While both are planning aggressive moves in the future, the networks, however, are both still seeing red on the bottom line.
UPN, though, claims its losses, though larger than WB’s, aren’t as painful as they would seem because its partners own 26 of its stations, which have been increasing in value.
“The network is really there to support the value of the stations,” says Rene.
WB says its losses are less meaningful than at first glance, as well, because the network is helping keep its own studio’s programming alive long enough so that it can be sold into syndication. Its schedule, however, is not top heavy with Warner Bros. product.

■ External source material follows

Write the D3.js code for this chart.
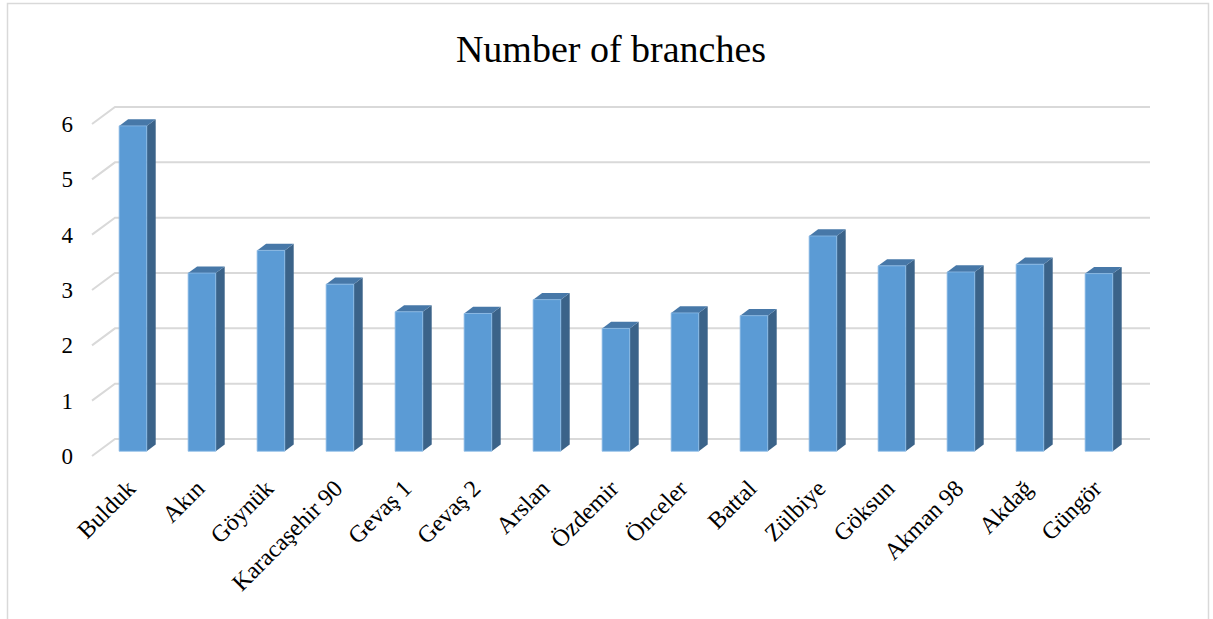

One outside observer says the real WB payoff thus far is going to Tribune Co. through increases in value to its stations.
Tribune Co. obviously agrees. It recently spent $8 million to increase its ownership in WB from 22 to 25 percent. And Tribune Broadcasting’s WGN-TV had already announced that it will cut back on its schedule of Cubs baseball broadcasts in part to help WB programming be a more consistent presence.
But Tom Feie, the program director at UPN’s local affiliate, WPWR, says he is optimistic about the UPN future as well and he does not share Kellner’s view that there is room for only five national networks.
He says he met with the new UPN executives in January and came away impressed by their verve.
“We’ve been patient and we know some changes are going to happen,” says Feie, who points out that UPN locally does much better than it does nationally.
“Would we like to see them immediately? Yes. But when you look at some of the successes of the WB, it hasn’t just happened over night. It takes time.”